Examples of Role-Based Prompts
| Role | Prompt Example | Likely Output Style |
|---|---|---|
| Teacher | Act as a beginner-friendly teacher and explain tokens in prompt engineering. | Simple, explanatory, example-based. |
| Business Analyst | Act as a business analyst and summarize these meeting notes into requirements. | Structured, requirement-focused. |
| Marketing Strategist | Act as a marketing strategist and create campaign angles for this course. | Audience-focused, persuasive, strategic. |
| Editor | Act as an editor and improve this paragraph without changing the meaning. | Polished, clear, grammatically improved. |
| Data Analyst | Act as a data analyst and suggest dashboard charts for this dataset. | Metric-oriented, analytical, structured. |
Role-Based Prompting Formula
A strong role-based prompt combines the role with a task, audience, context, and output format.
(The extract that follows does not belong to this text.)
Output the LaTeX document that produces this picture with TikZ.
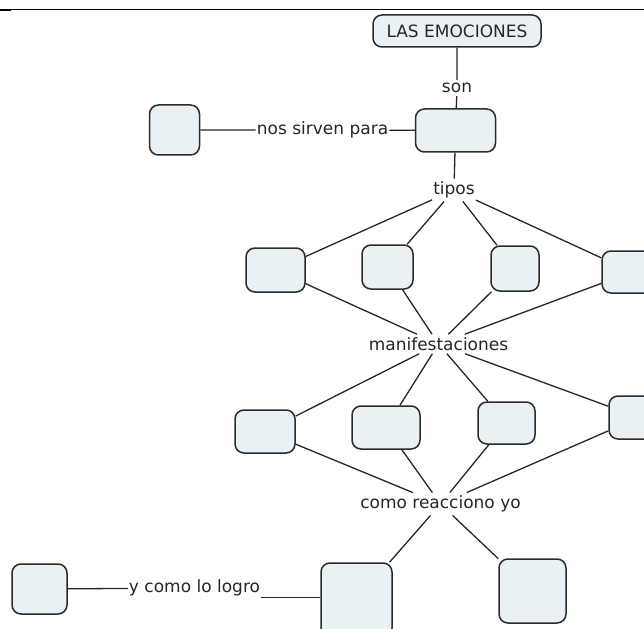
\documentclass[tikz,border=0pt]{standalone}
\usepackage{fontspec}
\setmainfont{DejaVu Sans}
\usepackage{tikz}
\definecolor{custom_fill}{HTML}{E9F1F4}
\definecolor{custom_edge}{HTML}{2B2B2B}

\begin{document}
\begin{tikzpicture}[x=1pt, y=-1pt, every node/.style={font=\fontsize{17}{20}\selectfont, text=black!85},
    concept/.style={draw=custom_edge, fill=custom_fill, line width=1.5pt, rounded corners=9pt, inner sep=0pt},
    phrase/.style={inner xsep=1pt, inner ysep=3pt},
    link/.style={line width=1.3pt, black!85}]

    % Page area and the rule at the top
    \useasboundingbox (0,0) rectangle (644,628);
    \clip (0,0) rectangle (644,628);
    \draw[line width=1pt] (0,9.5) -- (644,9.5);
    \draw[line width=2pt] (0,10.5) -- (11,10.5);

    % Main concept
    \node[concept, minimum width=168, minimum height=32] (emociones) at (457,31) {LAS EMOCIONES};
    \node[phrase] (son) at (457,88) {son};
    \node[concept, minimum width=80, minimum height=43] (raiz) at (455.5,130.5) {};

    % What they are for
    \node[concept, minimum width=50, minimum height=50] (sirven) at (174.5,130) {};
    \node[phrase] (nos) at (322.5,130) {nos sirven para};

    % Types
    \node[phrase] (tipos) at (454,190) {tipos};
    \node[concept, minimum width=59, minimum height=44] (tipoA) at (275.5,270) {};
    \node[concept, minimum width=51, minimum height=44] (tipoB) at (387.5,267) {};
    \node[concept, minimum width=48, minimum height=45] (tipoC) at (515,268.5) {};
    \node[concept, minimum width=60, minimum height=42] (tipoD) at (632,272) {};

    % Manifestations
    \node[phrase] (manif) at (438.5,344) {manifestaciones};
    \node[concept, minimum width=60, minimum height=43] (manA) at (265,431.5) {};
    \node[concept, minimum width=68, minimum height=43] (manB) at (386,427.5) {};
    \node[concept, minimum width=57, minimum height=42] (manC) at (506.5,423) {};
    \node[concept, minimum width=60, minimum height=43] (manD) at (639,417.5) {};

    % Reactions
    \node[phrase] (reacciono) at (440.5,504) {como reacciono yo};
    \node[concept, minimum width=71, minimum height=74] (reacA) at (356.5,600) {};
    \node[concept, minimum width=67, minimum height=64] (reacB) at (532.5,591) {};

    % How I get there
    \node[concept, minimum width=55, minimum height=50] (logro) at (39.5,589) {};
    \node[phrase] (comolo) at (194.5,588) {y como lo logro};

    % Connectors
    \draw[link] (emociones) -- (son) -- (raiz);
    \draw[link] (sirven) -- (nos) -- (raiz);
    \draw[link] (raiz) -- (tipos);
    \draw[link] (tipos) -- (tipoA) -- (manif);
    \draw[link] (tipos) -- (tipoB) -- (manif);
    \draw[link] (tipos) -- (tipoC) -- (manif);
    \draw[link] (tipos) -- (tipoD) -- (manif);
    \draw[link] (manif) -- (manA) -- (reacciono);
    \draw[link] (manif) -- (manB) -- (reacciono);
    \draw[link] (manif) -- (manC) -- (reacciono);
    \draw[link] (manif) -- (manD) -- (reacciono);
    \draw[link] (reacciono) -- (reacA);
    \draw[link] (reacciono) -- (reacB);
    \draw[link] (logro) -- (comolo);
    \draw[link] ([yshift=2pt]comolo.south east) -- ([yshift=2pt]comolo.south east -| reacA.west);

\end{tikzpicture}
\end{document}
The role alone is not enough. “Act as a consultant” is incomplete unless the model knows what consulting task to perform.
Role-Based Prompt Formula
Weak vs Strong Role-Based Prompts
| Weak Prompt | Problem | Strong Prompt |
|---|---|---|
| Act as an expert. | The field and task are unclear. | Act as a prompt engineering instructor and explain zero-shot prompting to beginners. |
| Act as a marketer. | The channel, audience, and goal are missing. | Act as a LinkedIn marketing strategist and create five post ideas for an AI course launch. |
| Act as a writer. | The writing type is vague. | Act as an SEO blog writer and create an outline for an article on few-shot prompting. |
| Act as a coder. | The language and coding task are missing. | Act as a Python developer and explain this error in beginner-friendly language. |
Role-Based Prompting for Learning
In learning, role-based prompting can turn AI into a tutor-like assistant. You can ask the model to act as a teacher, examiner, coach, or interviewer. Each role produces a different learning experience.
Learning Prompt Example
“Act as a beginner-friendly AI instructor. Teach me few-shot prompting using simple examples. After the explanation, give three practice prompts for me to improve.”
Role-Based Prompting for Business
In business, the role can make responses more practical and decision-oriented. A project manager may organize tasks. A business analyst may define requirements. A marketing strategist may focus on audience and positioning. A consultant may compare options and recommend actions.
Business Prompt Example
“Act as a business analyst. Convert the following rough project notes into a requirement summary with sections for objective, stakeholders, user needs, risks, and next steps.”
When to Avoid Role-Based Prompting
Role-based prompting is not always necessary. If the task is simple, such as “Summarize this paragraph in three points,” a role may not add much value. Avoid adding roles just to make the prompt longer.
Important: Use role-based prompting when perspective matters. For simple tasks, clear instructions may be enough.
Limitations of Role-Based Prompting
Role-based prompting can improve tone and structure, but it does not guarantee factual accuracy. Asking the model to “act as an expert” does not remove the need for verification. Important outputs should still be reviewed.
High-Risk Mistake: Do not use role labels as proof of correctness. A role guides the response style; it does not replace evidence, sources, or human judgment.
Reusable Role-Based Template
Role-Based Prompt Template
“Act as a [specific role]. Your task is to [task]. The context is [background]. The audience is [audience]. Return the answer in [format]. Follow these constraints: [constraints].”
Key Takeaways
- Role-based prompting assigns a specific perspective to the AI.
- Roles influence tone, structure, vocabulary, examples, and recommendations.
- The role should be specific and relevant to the task.
- A strong role-based prompt includes role, task, context, audience, format, and constraints.
- Role-based prompting improves usefulness but does not guarantee factual accuracy.